• Exercise details: Restate the data word for word and leave the images out.

• Data excerpt:
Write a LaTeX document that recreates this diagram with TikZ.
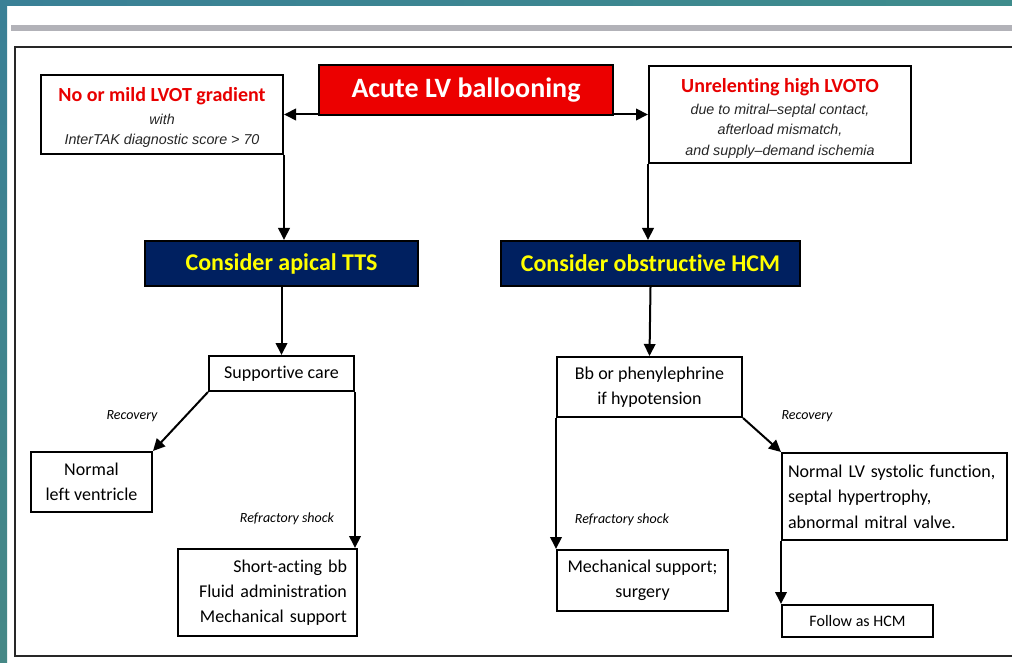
\documentclass[tikz,border=0pt]{standalone}
\usepackage{fontspec}
\setmainfont{Carlito}[Ligatures={NoCommon}]
\newfontfamily\arialf{Liberation Sans}
\usetikzlibrary{arrows.meta}
\definecolor{boxred}{RGB}{236,0,0}
\definecolor{headred}{RGB}{232,0,0}
\definecolor{navy}{RGB}{0,32,96}
\definecolor{ylw}{RGB}{255,255,0}
\definecolor{tealA}{RGB}{58,128,150}
\definecolor{tealD}{RGB}{70,136,134}
\definecolor{blueB}{RGB}{50,145,200}
\definecolor{tealC}{RGB}{62,140,140}
\definecolor{barg}{RGB}{178,178,184}
\definecolor{framec}{RGB}{40,40,40}
\begin{document}
\begin{tikzpicture}[x=1pt,y=-1pt,
  box/.style={draw=black, line width=2pt, fill=white, inner sep=0pt},
  sz/.style 2 args={minimum width=#1, minimum height=#2},
  body/.style={font=\fontsize{18}{25}\selectfont},
  navybox/.style={box, fill=navy, text=ylw, font=\fontsize{24}{28}\selectfont\bfseries},
  toptxt/.style={inner sep=0pt, align=center, font=\fontsize{14.3}{20.5}\selectfont\arialf\itshape, text=black!85},
  lbl/.style={inner sep=0pt, font=\fontsize{14}{16}\selectfont\itshape},
  arr/.style={line width=2pt, -{Triangle[length=12pt,width=11.5pt]}},
  ln/.style={line width=2pt}]
\useasboundingbox (0,0) rectangle (1012,663);
% background
\fill[white] (0,0) rectangle (1012,663);
\shade[top color=tealA, bottom color=tealD] (0,0) rectangle (7,663);
\shade[left color=tealA, middle color=blueB, right color=tealC] (0,0) rectangle (1012,6);
\fill[barg] (11,25) rectangle (1012,31);
\draw[framec, line width=2pt] (1013,47) -- (15,47) -- (15,656) -- (1013,656);
% nodes
\node[box, sz={294}{50}, fill=boxred, text=white, font=\fontsize{28}{32}\selectfont\bfseries] (acute) at (466,90) {Acute LV ballooning};
\node[box, sz={242}{79}] (nomild) at (162,114.5) {};
\node[toptxt] (nomildtxt) at ([yshift=-3pt]nomild.center)
  {\textcolor{headred}{\rmfamily\upshape\bfseries\fontsize{20}{20.5}\selectfont No or mild LVOT gradient}\\[2pt] with\\ InterTAK diagnostic score > 70};
\node[box, sz={262}{97}] (unrel) at (780,114.5) {};
\node[toptxt] (unreltxt) at ([yshift=-3.5pt]unrel.center)
  {\textcolor{headred}{\rmfamily\upshape\bfseries\fontsize{20}{20.5}\selectfont Unrelenting high LVOTO}\\[1.5pt] due to mitral–septal contact,\\ afterload mismatch,\\ and supply–demand ischemia};
\node[navybox, sz={273}{45}] (tts) at (281.5,263.5) {Consider apical TTS};
\node[navybox, sz={299}{45}] (hcm) at (650.5,263.5) {Consider obstructive HCM};
\node[box, body, sz={145}{35}] (supp) at (281.5,373.5) {Supportive care};
\node[box, body, sz={121}{60}, align=center] (normal) at (91.5,482) {Normal\\ left ventricle};
\node[box, body, sz={179}{87}, align=right, text width=159pt, inner xsep=10pt] (short) at (267.5,592.5) {Short-acting bb\\ Fluid administration\\ Mechanical support};
\node[box, body, sz={185}{60}, align=center] (bb) at (649.5,387) {Bb or phenylephrine\\ if hypotension};
\node[box, body, sz={171}{61}, align=center] (mech) at (642.5,580.5) {Mechanical support;\\ surgery};
\node[box, font=\fontsize{18}{25.5}\selectfont, sz={225}{87}, align=left, text width=213pt, inner xsep=6pt] (nlv) at (894.5,496.5) {Normal LV systolic function,\\ septal hypertrophy,\\ abnormal mitral valve.};
\node[box, font=\fontsize{16}{20}\selectfont, sz={151}{32}] (follow) at (857.5,621) {Follow as HCM};
% labels
\node[lbl] (rec1) at (132,416) {Recovery};
\node[lbl] (rec2) at (807,416) {Recovery};
\node[lbl] (ref1) at (287,519) {Refractory shock};
\node[lbl] (ref2) at (622,520) {Refractory shock};
% connectors
\draw[arr] (acute.west |- nomild.east) -- (nomild.east);
\draw[arr] (acute.east |- unrel.west) -- (unrel.west);
\draw[arr] (nomild.south east) -- (nomild.south east |- tts.north);
\draw[arr] (unrel.south west) -- (unrel.south west |- hcm.north);
\draw[arr] (tts.south) -- (supp.north);
\draw[arr] (hcm.south) -- (bb.north);
\draw[arr] (supp.south west) -- (normal.north east);
\draw[arr] (supp.south east) -- (supp.south east |- short.north);
\draw[arr] (bb.south west) -- (bb.south west |- mech.north);
\draw[arr] (bb.south east) -- (nlv.north west);
\draw[arr] (nlv.south west) -- (nlv.south west |- follow.north);
\end{tikzpicture}
\end{document}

• Output:
Write a LaTeX document that recreates this diagram with TikZ.
\documentclass[tikz,border=0pt]{standalone}
\usepackage{fontspec}
\setmainfont{Carlito}[Ligatures={NoCommon}]
\newfontfamily\arialf{Liberation Sans}
\usetikzlibrary{arrows.meta}
\definecolor{boxred}{RGB}{236,0,0}
\definecolor{headred}{RGB}{232,0,0}
\definecolor{navy}{RGB}{0,32,96}
\definecolor{ylw}{RGB}{255,255,0}
\definecolor{tealA}{RGB}{58,128,150}
\definecolor{tealD}{RGB}{70,136,134}
\definecolor{blueB}{RGB}{50,145,200}
\definecolor{tealC}{RGB}{62,140,140}
\definecolor{barg}{RGB}{178,178,184}
\definecolor{framec}{RGB}{40,40,40}
\begin{document}
\begin{tikzpicture}[x=1pt,y=-1pt,
  box/.style={draw=black, line width=2pt, fill=white, inner sep=0pt},
  sz/.style 2 args={minimum width=#1, minimum height=#2},
  body/.style={font=\fontsize{18}{25}\selectfont},
  navybox/.style={box, fill=navy, text=ylw, font=\fontsize{24}{28}\selectfont\bfseries},
  toptxt/.style={inner sep=0pt, align=center, font=\fontsize{14.3}{20.5}\selectfont\arialf\itshape, text=black!85},
  lbl/.style={inner sep=0pt, font=\fontsize{14}{16}\selectfont\itshape},
  arr/.style={line width=2pt, -{Triangle[length=12pt,width=11.5pt]}},
  ln/.style={line width=2pt}]
\useasboundingbox (0,0) rectangle (1012,663);
% background
\fill[white] (0,0) rectangle (1012,663);
\shade[top color=tealA, bottom color=tealD] (0,0) rectangle (7,663);
\shade[left color=tealA, middle color=blueB, right color=tealC] (0,0) rectangle (1012,6);
\fill[barg] (11,25) rectangle (1012,31);
\draw[framec, line width=2pt] (1013,47) -- (15,47) -- (15,656) -- (1013,656);
% nodes
\node[box, sz={294}{50}, fill=boxred, text=white, font=\fontsize{28}{32}\selectfont\bfseries] (acute) at (466,90) {Acute LV ballooning};
\node[box, sz={242}{79}] (nomild) at (162,114.5) {};
\node[toptxt] (nomildtxt) at ([yshift=-3pt]nomild.center)
  {\textcolor{headred}{\rmfamily\upshape\bfseries\fontsize{20}{20.5}\selectfont No or mild LVOT gradient}\\[2pt] with\\ InterTAK diagnostic score > 70};
\node[box, sz={262}{97}] (unrel) at (780,114.5) {};
\node[toptxt] (unreltxt) at ([yshift=-3.5pt]unrel.center)
  {\textcolor{headred}{\rmfamily\upshape\bfseries\fontsize{20}{20.5}\selectfont Unrelenting high LVOTO}\\[1.5pt] due to mitral–septal contact,\\ afterload mismatch,\\ and supply–demand ischemia};
\node[navybox, sz={273}{45}] (tts) at (281.5,263.5) {Consider apical TTS};
\node[navybox, sz={299}{45}] (hcm) at (650.5,263.5) {Consider obstructive HCM};
\node[box, body, sz={145}{35}] (supp) at (281.5,373.5) {Supportive care};
\node[box, body, sz={121}{60}, align=center] (normal) at (91.5,482) {Normal\\ left ventricle};
\node[box, body, sz={179}{87}, align=right, text width=159pt, inner xsep=10pt] (short) at (267.5,592.5) {Short-acting bb\\ Fluid administration\\ Mechanical support};
\node[box, body, sz={185}{60}, align=center] (bb) at (649.5,387) {Bb or phenylephrine\\ if hypotension};
\node[box, body, sz={171}{61}, align=center] (mech) at (642.5,580.5) {Mechanical support;\\ surgery};
\node[box, font=\fontsize{18}{25.5}\selectfont, sz={225}{87}, align=left, text width=213pt, inner xsep=6pt] (nlv) at (894.5,496.5) {Normal LV systolic function,\\ septal hypertrophy,\\ abnormal mitral valve.};
\node[box, font=\fontsize{16}{20}\selectfont, sz={151}{32}] (follow) at (857.5,621) {Follow as HCM};
% labels
\node[lbl] (rec1) at (132,416) {Recovery};
\node[lbl] (rec2) at (807,416) {Recovery};
\node[lbl] (ref1) at (287,519) {Refractory shock};
\node[lbl] (ref2) at (622,520) {Refractory shock};
% connectors
\draw[arr] (acute.west |- nomild.east) -- (nomild.east);
\draw[arr] (acute.east |- unrel.west) -- (unrel.west);
\draw[arr] (nomild.south east) -- (nomild.south east |- tts.north);
\draw[arr] (unrel.south west) -- (unrel.south west |- hcm.north);
\draw[arr] (tts.south) -- (supp.north);
\draw[arr] (hcm.south) -- (bb.north);
\draw[arr] (supp.south west) -- (normal.north east);
\draw[arr] (supp.south east) -- (supp.south east |- short.north);
\draw[arr] (bb.south west) -- (bb.south west |- mech.north);
\draw[arr] (bb.south east) -- (nlv.north west);
\draw[arr] (nlv.south west) -- (nlv.south west |- follow.north);
\end{tikzpicture}
\end{document}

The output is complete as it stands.